Sales collapse. Vendors change their minds. Buyers pull out. The process is full of uncertainty, but the financial risk sits entirely with the agent. It’s a flawed model, and it’s why so many agencies struggle with cash flow, especially in their early years.
The solution isn’t to work harder or hope for fewer fall-throughs, it’s to rebalance the commitment. Upfront fees when listing a property shift the relationship from one where the agent takes all the risk to one where both parties have some skin in the game. This isn’t about replacing commission. It’s about ensuring that before an agent commits their time, money, and expertise to a sale, the seller is equally invested in the process.
Some agents structure this as a refundable marketing fee, returned upon completion. Whilst others require a non-refundable payment at the point of listing, separate from the final fee. Either way, the message is the same: estate agency is a professional service, and like any other profession, that service has value from day one.

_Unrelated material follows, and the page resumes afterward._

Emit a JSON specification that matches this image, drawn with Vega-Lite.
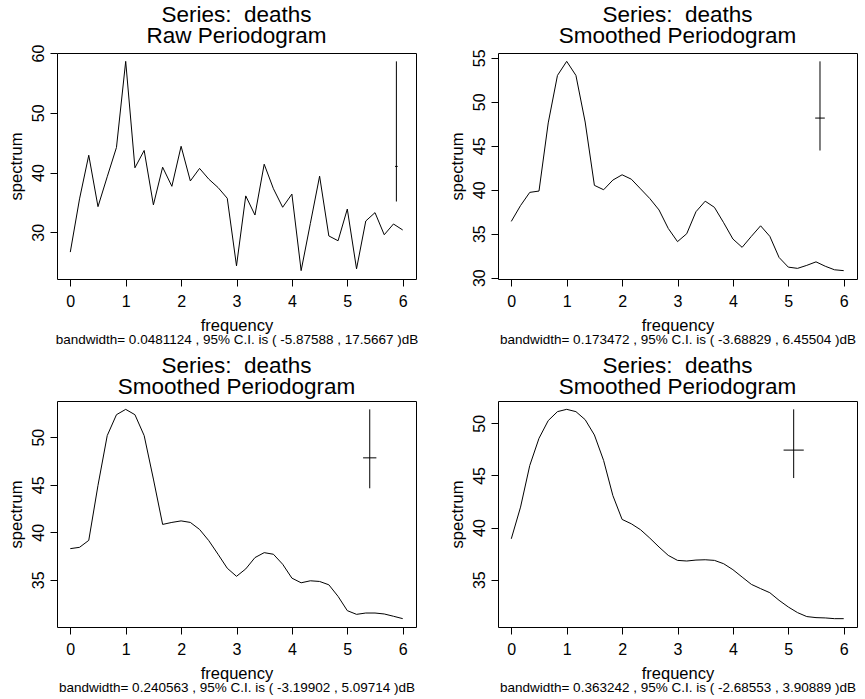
{
  "$schema": "https://vega.github.io/schema/vega-lite/v6.json",
  "padding": {"left": 8, "top": 3, "right": 8, "bottom": 3},
  "background": "white",
  "bounds": "flush",
  "columns": 2,
  "spacing": {"row": 122, "column": 82},
  "datasets": {
    "spec": [
      {"freq": 0, "raw": 26.7, "s1": 36.4, "s2": 38.28, "s3": 38.92},
      {"freq": 0.1667, "raw": 35.6, "s1": 38.2, "s2": 38.42, "s3": 41.96},
      {"freq": 0.3333, "raw": 42.9, "s1": 39.7, "s2": 39.15, "s3": 45.95},
      {"freq": 0.5, "raw": 34.3, "s1": 39.85, "s2": 44.94, "s3": 48.56},
      {"freq": 0.6667, "raw": 39.3, "s1": 47.6, "s2": 50.17, "s3": 50.26},
      {"freq": 0.8333, "raw": 44.2, "s1": 53.0, "s2": 52.37, "s3": 51.12},
      {"freq": 1, "raw": 58.6, "s1": 54.6, "s2": 52.93, "s3": 51.34},
      {"freq": 1.1667, "raw": 40.8, "s1": 53.0, "s2": 52.37, "s3": 51.12},
      {"freq": 1.3333, "raw": 43.7, "s1": 47.7, "s2": 50.17, "s3": 50.35},
      {"freq": 1.5, "raw": 34.6, "s1": 40.5, "s2": 45.6, "s3": 48.88},
      {"freq": 1.6667, "raw": 40.9, "s1": 40.0, "s2": 40.83, "s3": 46.43},
      {"freq": 1.8333, "raw": 37.7, "s1": 41.1, "s2": 41.04, "s3": 43.07},
      {"freq": 2, "raw": 44.4, "s1": 41.7, "s2": 41.2, "s3": 40.78},
      {"freq": 2.1667, "raw": 38.6, "s1": 41.2, "s2": 41.04, "s3": 40.36},
      {"freq": 2.3333, "raw": 40.7, "s1": 40.1, "s2": 40.3, "s3": 39.79},
      {"freq": 2.5, "raw": 38.9, "s1": 39.0, "s2": 39.12, "s3": 38.99},
      {"freq": 2.6667, "raw": 37.5, "s1": 37.7, "s2": 37.69, "s3": 38.13},
      {"freq": 2.8333, "raw": 35.7, "s1": 35.6, "s2": 36.22, "s3": 37.33},
      {"freq": 3, "raw": 24.4, "s1": 34.1, "s2": 35.37, "s3": 36.85},
      {"freq": 3.1667, "raw": 36.1, "s1": 35.0, "s2": 36.15, "s3": 36.79},
      {"freq": 3.3333, "raw": 32.9, "s1": 37.5, "s2": 37.34, "s3": 36.88},
      {"freq": 3.5, "raw": 41.4, "s1": 38.7, "s2": 37.86, "s3": 36.91},
      {"freq": 3.6667, "raw": 37.3, "s1": 38.0, "s2": 37.69, "s3": 36.85},
      {"freq": 3.8333, "raw": 34.2, "s1": 36.25, "s2": 36.64, "s3": 36.53},
      {"freq": 4, "raw": 36.4, "s1": 34.4, "s2": 35.18, "s3": 35.96},
      {"freq": 4.1667, "raw": 23.6, "s1": 33.45, "s2": 34.69, "s3": 35.25},
      {"freq": 4.3333, "raw": 31.5, "s1": 34.7, "s2": 34.9, "s3": 34.55},
      {"freq": 4.5, "raw": 39.4, "s1": 35.9, "s2": 34.83, "s3": 34.14},
      {"freq": 4.6667, "raw": 29.4, "s1": 34.7, "s2": 34.48, "s3": 33.75},
      {"freq": 4.8333, "raw": 28.6, "s1": 32.3, "s2": 33.26, "s3": 33.02},
      {"freq": 5, "raw": 33.9, "s1": 31.2, "s2": 31.76, "s3": 32.38},
      {"freq": 5.1667, "raw": 23.9, "s1": 31.06, "s2": 31.37, "s3": 31.84},
      {"freq": 5.3333, "raw": 31.9, "s1": 31.4, "s2": 31.51, "s3": 31.46},
      {"freq": 5.5, "raw": 33.3, "s1": 31.8, "s2": 31.51, "s3": 31.36},
      {"freq": 5.6667, "raw": 29.6, "s1": 31.3, "s2": 31.41, "s3": 31.33},
      {"freq": 5.8333, "raw": 31.4, "s1": 30.9, "s2": 31.17, "s3": 31.26},
      {"freq": 6, "raw": 30.4, "s1": 30.8, "s2": 30.92, "s3": 31.26}
    ],
    "ci": [
      {"panel": 1, "x": 5.886, "xl": 5.862, "xr": 5.910, "lo": 35.16, "mid": 41.03, "hi": 58.6},
      {"panel": 2, "x": 5.572, "xl": 5.485, "xr": 5.659, "lo": 44.46, "mid": 48.15, "hi": 54.6},
      {"panel": 3, "x": 5.405, "xl": 5.285, "xr": 5.525, "lo": 44.63, "mid": 47.83, "hi": 52.93},
      {"panel": 4, "x": 5.097, "xl": 4.915, "xr": 5.279, "lo": 44.75, "mid": 47.43, "hi": 51.34}
    ]
  },
  "concat": [
    {
      "width": 359, "height": 226,
      "title": {"text": ["Series:\u00a0 deaths", "Raw Periodogram"], "offset": -3.4},
      "resolve": {"axis": {"x": "independent"}},
      "layer": [
        {"data": {"name": "spec"}, "mark": {"type": "line", "color": "black", "strokeWidth": 1},
         "encoding": {
           "x": {"field": "freq", "type": "quantitative", "scale": {"domain": [-0.24, 6.24], "nice": false, "zero": false}, "axis": {"orient": "bottom", "values": [0, 1, 2, 3, 4, 5, 6], "title": "frequency"}},
           "y": {"field": "raw", "type": "quantitative", "scale": {"domain": [22.2, 60], "nice": false, "zero": false}, "axis": {"values": [30, 40, 50, 60], "title": "spectrum"}}}},
        {"data": {"name": "ci"}, "transform": [{"filter": "datum.panel == 1"}], "mark": {"type": "rule", "color": "black", "strokeWidth": 1},
         "encoding": {
           "x": {"field": "x", "type": "quantitative", "scale": {"domain": [-0.24, 6.24], "nice": false, "zero": false}, "axis": {"orient": "bottom", "title": "bandwidth= 0.0481124 , 95% C.I. is ( -5.87588 , 17.5667 )dB", "labels": false, "ticks": false, "domain": false, "titleFontSize": 13.5, "titlePadding": 53, "minExtent": 0}},
           "y": {"field": "lo", "type": "quantitative", "scale": {"domain": [22.2, 60], "nice": false, "zero": false}, "axis": {"values": [30, 40, 50, 60], "title": "spectrum"}},
           "y2": {"field": "hi"}}},
        {"data": {"name": "ci"}, "transform": [{"filter": "datum.panel == 1"}], "mark": {"type": "rule", "color": "black", "strokeWidth": 1},
         "encoding": {
           "x": {"field": "xl", "type": "quantitative", "scale": {"domain": [-0.24, 6.24], "nice": false, "zero": false}, "axis": null},
           "x2": {"field": "xr"},
           "y": {"field": "mid", "type": "quantitative", "scale": {"domain": [22.2, 60], "nice": false, "zero": false}, "axis": {"values": [30, 40, 50, 60], "title": "spectrum"}}}}
      ]
    },
    {
      "width": 359, "height": 226,
      "title": {"text": ["Series:\u00a0 deaths", "Smoothed Periodogram"], "offset": 1.4},
      "resolve": {"axis": {"x": "independent"}},
      "layer": [
        {"data": {"name": "spec"}, "mark": {"type": "line", "color": "black", "strokeWidth": 1},
         "encoding": {
           "x": {"field": "freq", "type": "quantitative", "scale": {"domain": [-0.24, 6.24], "nice": false, "zero": false}, "axis": {"orient": "bottom", "values": [0, 1, 2, 3, 4, 5, 6], "title": "frequency"}},
           "y": {"field": "s1", "type": "quantitative", "scale": {"domain": [29.85, 55.55], "nice": false, "zero": false}, "axis": {"values": [30, 35, 40, 45, 50, 55], "title": "spectrum"}}}},
        {"data": {"name": "ci"}, "transform": [{"filter": "datum.panel == 2"}], "mark": {"type": "rule", "color": "black", "strokeWidth": 1},
         "encoding": {
           "x": {"field": "x", "type": "quantitative", "scale": {"domain": [-0.24, 6.24], "nice": false, "zero": false}, "axis": {"orient": "bottom", "title": "bandwidth= 0.173472 , 95% C.I. is ( -3.68829 , 6.45504 )dB", "labels": false, "ticks": false, "domain": false, "titleFontSize": 13.5, "titlePadding": 53, "minExtent": 0}},
           "y": {"field": "lo", "type": "quantitative", "scale": {"domain": [29.85, 55.55], "nice": false, "zero": false}, "axis": {"values": [30, 35, 40, 45, 50, 55], "title": "spectrum"}},
           "y2": {"field": "hi"}}},
        {"data": {"name": "ci"}, "transform": [{"filter": "datum.panel == 2"}], "mark": {"type": "rule", "color": "black", "strokeWidth": 1},
         "encoding": {
           "x": {"field": "xl", "type": "quantitative", "scale": {"domain": [-0.24, 6.24], "nice": false, "zero": false}, "axis": null},
           "x2": {"field": "xr"},
           "y": {"field": "mid", "type": "quantitative", "scale": {"domain": [29.85, 55.55], "nice": false, "zero": false}, "axis": {"values": [30, 35, 40, 45, 50, 55], "title": "spectrum"}}}}
      ]
    },
    {
      "width": 359, "height": 226,
      "title": {"text": ["Series:\u00a0 deaths", "Smoothed Periodogram"], "offset": 3},
      "resolve": {"axis": {"x": "independent"}},
      "layer": [
        {"data": {"name": "spec"}, "mark": {"type": "line", "color": "black", "strokeWidth": 1},
         "encoding": {
           "x": {"field": "freq", "type": "quantitative", "scale": {"domain": [-0.24, 6.24], "nice": false, "zero": false}, "axis": {"orient": "bottom", "values": [0, 1, 2, 3, 4, 5, 6], "title": "frequency"}},
           "y": {"field": "s2", "type": "quantitative", "scale": {"domain": [30.04, 53.81], "nice": false, "zero": false}, "axis": {"values": [35, 40, 45, 50], "title": "spectrum"}}}},
        {"data": {"name": "ci"}, "transform": [{"filter": "datum.panel == 3"}], "mark": {"type": "rule", "color": "black", "strokeWidth": 1},
         "encoding": {
           "x": {"field": "x", "type": "quantitative", "scale": {"domain": [-0.24, 6.24], "nice": false, "zero": false}, "axis": {"orient": "bottom", "title": "bandwidth= 0.240563 , 95% C.I. is ( -3.19902 , 5.09714 )dB", "labels": false, "ticks": false, "domain": false, "titleFontSize": 13.5, "titlePadding": 53, "minExtent": 0}},
           "y": {"field": "lo", "type": "quantitative", "scale": {"domain": [30.04, 53.81], "nice": false, "zero": false}, "axis": {"values": [35, 40, 45, 50], "title": "spectrum"}},
           "y2": {"field": "hi"}}},
        {"data": {"name": "ci"}, "transform": [{"filter": "datum.panel == 3"}], "mark": {"type": "rule", "color": "black", "strokeWidth": 1},
         "encoding": {
           "x": {"field": "xl", "type": "quantitative", "scale": {"domain": [-0.24, 6.24], "nice": false, "zero": false}, "axis": null},
           "x2": {"field": "xr"},
           "y": {"field": "mid", "type": "quantitative", "scale": {"domain": [30.04, 53.81], "nice": false, "zero": false}, "axis": {"values": [35, 40, 45, 50], "title": "spectrum"}}}}
      ]
    },
    {
      "width": 359, "height": 226,
      "title": {"text": ["Series:\u00a0 deaths", "Smoothed Periodogram"], "offset": 3},
      "resolve": {"axis": {"x": "independent"}},
      "layer": [
        {"data": {"name": "spec"}, "mark": {"type": "line", "color": "black", "strokeWidth": 1},
         "encoding": {
           "x": {"field": "freq", "type": "quantitative", "scale": {"domain": [-0.24, 6.24], "nice": false, "zero": false}, "axis": {"orient": "bottom", "values": [0, 1, 2, 3, 4, 5, 6], "title": "frequency"}},
           "y": {"field": "s3", "type": "quantitative", "scale": {"domain": [30.46, 52.14], "nice": false, "zero": false}, "axis": {"values": [35, 40, 45, 50], "title": "spectrum"}}}},
        {"data": {"name": "ci"}, "transform": [{"filter": "datum.panel == 4"}], "mark": {"type": "rule", "color": "black", "strokeWidth": 1},
         "encoding": {
           "x": {"field": "x", "type": "quantitative", "scale": {"domain": [-0.24, 6.24], "nice": false, "zero": false}, "axis": {"orient": "bottom", "title": "bandwidth= 0.363242 , 95% C.I. is ( -2.68553 , 3.90889 )dB", "labels": false, "ticks": false, "domain": false, "titleFontSize": 13.5, "titlePadding": 53, "minExtent": 0}},
           "y": {"field": "lo", "type": "quantitative", "scale": {"domain": [30.46, 52.14], "nice": false, "zero": false}, "axis": {"values": [35, 40, 45, 50], "title": "spectrum"}},
           "y2": {"field": "hi"}}},
        {"data": {"name": "ci"}, "transform": [{"filter": "datum.panel == 4"}], "mark": {"type": "rule", "color": "black", "strokeWidth": 1},
         "encoding": {
           "x": {"field": "xl", "type": "quantitative", "scale": {"domain": [-0.24, 6.24], "nice": false, "zero": false}, "axis": null},
           "x2": {"field": "xr"},
           "y": {"field": "mid", "type": "quantitative", "scale": {"domain": [30.46, 52.14], "nice": false, "zero": false}, "axis": {"values": [35, 40, 45, 50], "title": "spectrum"}}}}
      ]
    }
  ],
  "config": {
    "font": "Liberation Sans",
    "view": {"stroke": "black", "strokeWidth": 1},
    "axis": {
      "grid": false, "domain": false,
      "tickColor": "black", "tickSize": 7, "tickWidth": 1,
      "labelColor": "black", "labelFontSize": 16, "labelFont": "Liberation Sans",
      "titleColor": "black", "titleFontSize": 16.5, "titleFontWeight": "normal", "titleFont": "Liberation Sans"
    },
    "axisX": {"labelPadding": 7.4, "titlePadding": 8},
    "axisY": {"labelAngle": 270, "labelAlign": "center", "labelBaseline": "alphabetic", "labelPadding": 6.4, "titlePadding": 6},
    "title": {"fontSize": 22.5, "fontWeight": "normal", "color": "black", "font": "Liberation Sans", "lineHeight": 21, "frame": "group", "anchor": "middle"}
  }
}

There’s sometimes pushback against this idea. Some agents worry it will deter sellers. But the reality is that serious vendors, the ones who genuinely want to move, won’t object to paying for a professional service. And for those who do? They’re often the same homeowners who would have withdrawn their property months down the line anyway, leaving the agent with wasted time and sunk costs.
The best agents won’t see upfront fees as an obstacle. They see them as a sign of commitment to the process. When a seller is financially invested in their own sale, they’re far more likely to follow through. And when agents have a business model that generates income from every listing, they can operate with greater confidence, invest more in their service, and ultimately build a more profitable, sustainable agency.
For too long, estate agents have absorbed all the risk while sellers take none. But the best agents understand that to build a stronger business, one that isn’t constantly battling cash flow problems or relying on sheer volume to survive, things have to change.
The real question isn’t whether you should charge upfront fees. It’s whether you can afford not to in 2025.